Some things are right even if Donald Trump believes them. The President’s Constitution Day speech was a doughty defense of America from the slanders of its enemies domestic, but it was also an uncanny, if wholly inadvertent, defense of liberalism. Uncanny because liberals have waited a long time to hear a senior liberal politician demur from the ascendant anti-liberalism, let alone challenge its ideology head-on, and yet the dissent is being led by an anti-liberal of a different stripe.
Mainstream Democrats quibble here and there with one aspect or another of the new regime — whether the giddy apologias for violence; conspiracy theories about routine, homicidal police racism; or contempt for freedom of speech — but few are willing to attack the worldview in toto. Coercive progressivism is taking over the American centre-left with nary a grunt of resistance.
Speaking at the National Archives on Thursday, Trump advanced a populist case for patriotism in American education to counter ‘decades of left-wing indoctrination in our schools’. Wrenched out of its present context, this sounds like well-worn right-wing rhetoric about red education —paranoia over the benign idealism of the teaching profession meets cynical Republican efforts to cut federal funding for education.

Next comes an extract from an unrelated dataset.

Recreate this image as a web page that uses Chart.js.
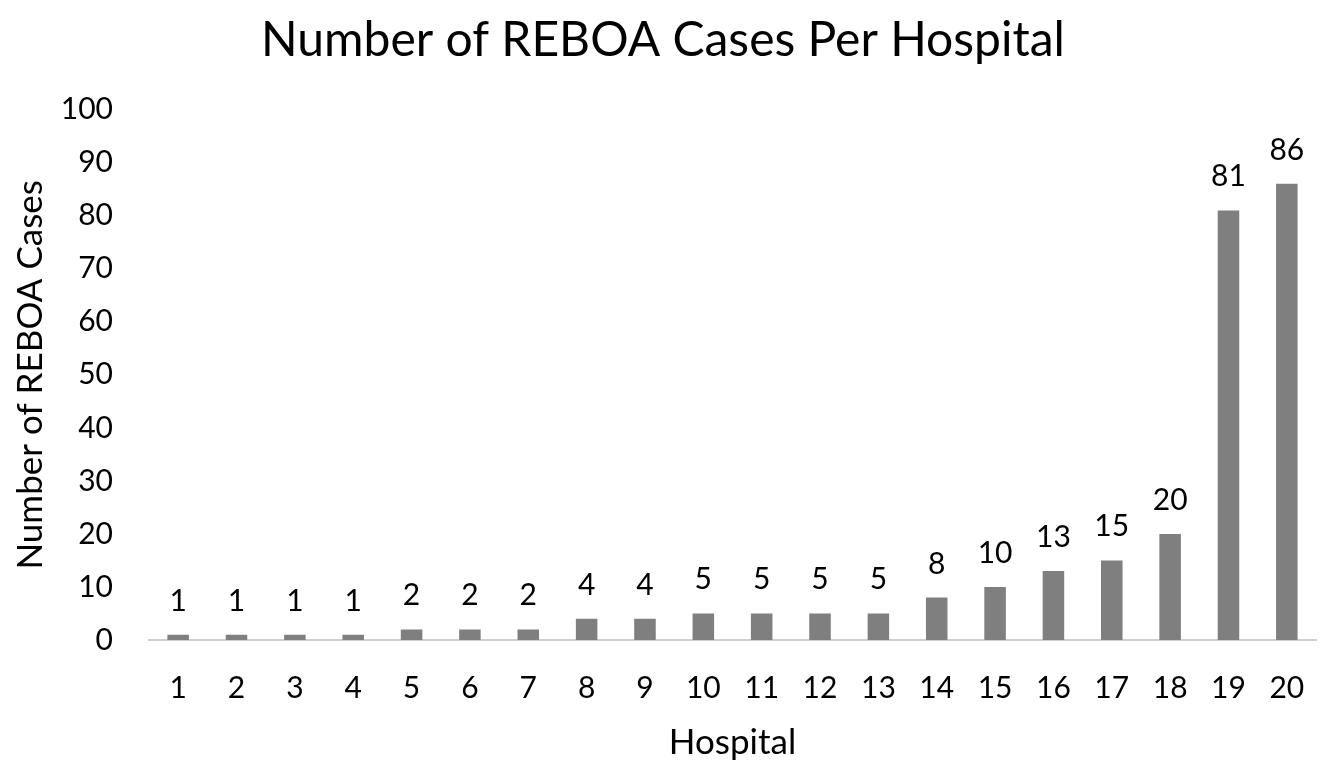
<!DOCTYPE html>
<html lang="en">
<head>
<meta charset="UTF-8">
<title>Number of REBOA Cases Per Hospital</title>
<script src="https://cdn.jsdelivr.net/npm/chart.js"></script>
<style>
    html, body {
        margin: 0;
        padding: 0;
        background: #ffffff;
    }
    .wrap {
        width: 1323px;
        height: 765px;
    }
</style>
</head>
<body>
<div class="wrap">
    <canvas id="rebaoChart" width="1323" height="765"></canvas>
</div>

<script>
    // Hospitals 1..20 and their REBOA case counts
    const hospitals = ['1', '2', '3', '4', '5', '6', '7', '8', '9', '10',
                       '11', '12', '13', '14', '15', '16', '17', '18', '19', '20'];
    const reboaCases = [1, 1, 1, 1, 2, 2, 2, 4, 4, 5, 5, 5, 5, 8, 10, 13, 15, 20, 81, 86];
    const yTicks = [0, 10, 20, 30, 40, 50, 60, 70, 80, 90, 100];

    const fontFamily = 'Lato, "Open Sans", sans-serif';

    // writes the value above each bar
    const barLabels = {
        id: 'barLabels',
        afterDatasetsDraw(chart) {
            const ctx = chart.ctx;
            const meta = chart.getDatasetMeta(0);
            ctx.save();
            ctx.fillStyle = '#000';
            ctx.font = '30px ' + fontFamily;
            ctx.textAlign = 'center';
            ctx.textBaseline = 'alphabetic';
            meta.data.forEach(function (bar, i) {
                ctx.fillText(reboaCases[i], bar.x, bar.y - 24);
            });
            ctx.restore();
        }
    };

    new Chart(document.getElementById('rebaoChart'), {
        type: 'bar',
        data: {
            labels: hospitals,
            datasets: [{
                data: reboaCases,
                backgroundColor: '#7f7f7f',
                barPercentage: 0.6,
                categoryPercentage: 0.615
            }]
        },
        options: {
            responsive: false,
            animation: false,
            layout: {
                padding: { left: 10, right: 7, top: 0, bottom: 1 }
            },
            plugins: {
                legend: { display: false },
                tooltip: { enabled: false },
                title: {
                    display: true,
                    text: 'Number of REBOA Cases Per Hospital',
                    color: '#000',
                    font: { family: fontFamily, size: 48, weight: 'normal' },
                    padding: { top: 12, bottom: 40 }
                }
            },
            scales: {
                x: {
                    afterFit(axis) {
                        axis.paddingLeft = 0;
                        axis.paddingRight = 0;
                        // tick padding is counted twice by fit(), take one back
                        axis.height -= 30;
                    },
                    grid: { display: false, drawTicks: false },
                    border: { display: true, color: '#d0d0d0', width: 2 },
                    ticks: {
                        color: '#000',
                        font: { family: fontFamily, size: 30 },
                        padding: 30,
                        maxRotation: 0
                    },
                    title: {
                        display: true,
                        text: 'Hospital',
                        color: '#000',
                        font: { family: fontFamily, size: 35 },
                        padding: { top: 16, bottom: 0 }
                    }
                },
                y: {
                    min: 0,
                    max: 100,
                    afterBuildTicks(axis) {
                        axis.ticks = yTicks.map(v => ({ value: v }));
                    },
                    afterFit(axis) {
                        axis.width = 139;
                        axis.paddingTop = 0;
                        axis.paddingBottom = 0;
                    },
                    grid: { display: false, drawTicks: false },
                    border: { display: false },
                    ticks: {
                        color: '#000',
                        font: { family: fontFamily, size: 30 },
                        padding: 36
                    },
                    title: {
                        display: true,
                        text: 'Number of REBOA Cases',
                        color: '#000',
                        font: { family: fontFamily, size: 35 },
                        padding: { top: 0, bottom: 0 }
                    }
                }
            }
        },
        plugins: [barLabels]
    });
</script>
</body>
</html>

Yet, in the 2020 cultural revolution, we can see the results of an unchecked march of politics through American higher (and not only higher) education. A generation or two — maybe more — has been taught that America is a force for evil, that virtue and vice are racially contingent and that the liberal order must be torn down and those who disagree torn down with it. The campus has become the intersection for identity politics, conspiracy theories and authoritarianism and, inevitably, home to the ideology in which all three are mired: anti-Semitism. Liberal education in America is now thoroughly illiberal.
Trump identified the source of the rot as critical race theory, which he called ‘a Marxist doctrine’ (debatable) put forth by those who ‘want to burn down the principles enshrined in our founding documents’ (less debatable). He cited by name the New York Times’s 1619 Project, the brainchild of radical activist Nikole Hannah-Jones and based on the premise that America is a story of slavery, not freedom. The President’s objection to 1619-ism is that of a reactionary but in his chauvinism and his nostalgia he rebuts lies that liberals have allowed to stand for fear of being tossed in with the ever-expanding definition of racism. He pledged that ‘we will reclaim our history and our country for citizens of every race, color, religion and creed’, or as the Associated Press headline on his speech put it: ‘Trump downplays legacy of slavery in appeal to white voters’.

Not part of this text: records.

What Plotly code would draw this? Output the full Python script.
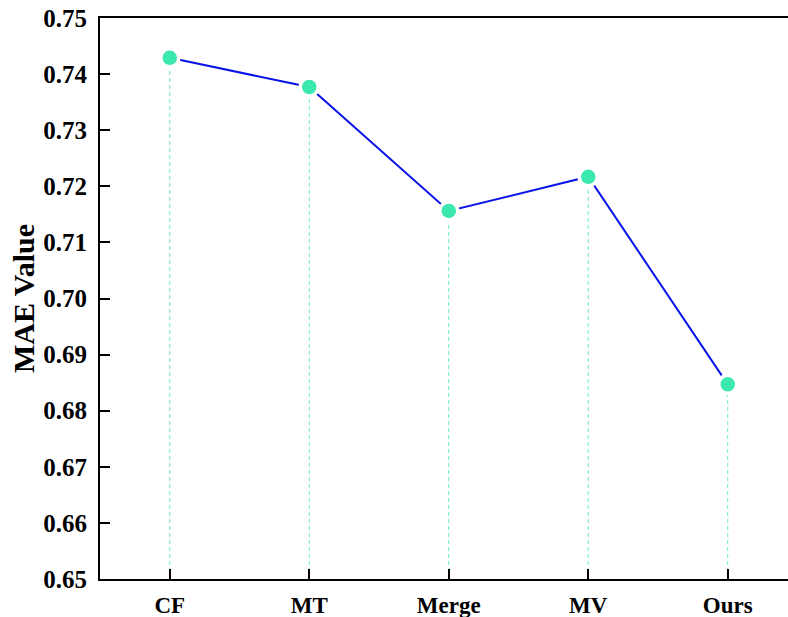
import plotly.graph_objects as go

categories = ["CF", "MT", "Merge", "MV", "Ours"]
mae_values = [0.7429, 0.7377, 0.7156, 0.7217, 0.6847]
y_ticks = [0.65, 0.66, 0.67, 0.68, 0.69, 0.70, 0.71, 0.72, 0.73, 0.74, 0.75]

FONT = "Liberation Serif"

xs = list(range(len(categories)))
drop_x, drop_y = [], []
for i, v in zip(xs, mae_values):
    drop_x += [i, i, None]
    drop_y += [0.65, v, None]

fig = go.Figure()
fig.add_trace(go.Scatter(x=drop_x, y=drop_y, mode="lines",
                         line=dict(color="#6ee8cc", width=1, dash="4px,3px"),
                         hoverinfo="skip", showlegend=False))
fig.add_trace(go.Scatter(x=xs, y=mae_values, mode="lines+markers",
                         line=dict(color="#0a14e6", width=2),
                         marker=dict(size=18, color="#3be8b0",
                                     line=dict(color="white", width=3.5)),
                         showlegend=False))

fig.update_layout(
    width=788, height=617,
    margin=dict(l=100, r=0, t=18, b=38),
    plot_bgcolor="white", paper_bgcolor="white",
    font=dict(family=FONT, color="black"),
    xaxis=dict(range=[-0.5, 4.432], tickvals=xs, ticktext=categories,
               automargin=False,
               showgrid=False, zeroline=False,
               showline=True, linecolor="black", linewidth=2, mirror=True,
               ticks="inside", ticklen=10, tickwidth=2, tickcolor="black",
               ticklabelstandoff=4, ticklabeloverflow="allow",
               tickfont=dict(family=FONT, size=23, color="black", weight="bold")),
    yaxis=dict(range=[0.65, 0.75], tickvals=y_ticks,
               ticktext=[f"{t:.2f}" for t in y_ticks],
               automargin=False,
               showgrid=False, zeroline=False,
               showline=True, linecolor="black", linewidth=2,
               ticks="inside", ticklen=10, tickwidth=2, tickcolor="black",
               ticklabelstandoff=6, ticklabeloverflow="allow",
               tickfont=dict(family=FONT, size=25, color="black", weight="bold"),
               title=dict(text="<b>MAE Value</b>", standoff=0,
                          font=dict(family=FONT, size=30, color="black"))),
)

fig.write_html("out.html", config={"displayModeBar": False},
               post_script="document.body.style.margin='0px';document.body.style.overflow='hidden';")
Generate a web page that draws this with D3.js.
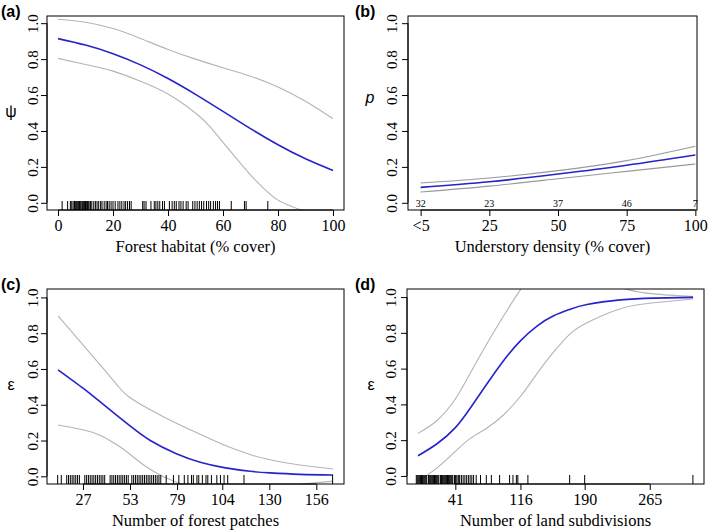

In fact, what Trump did was to call by its name the racism that underpins the arriving orthodoxy:
‘A perfect example of critical race theory was recently published by the Smithsonian Institution. This document alleged that concepts such as hard work, rational thinking, the nuclear family, and belief in God were not values that unite all Americans, but were instead aspects of “whiteness”. This is offensive and outrageous to Americans of every ethnicity, and it is especially harmful to children of minority backgrounds who should be uplifted, not disparaged.’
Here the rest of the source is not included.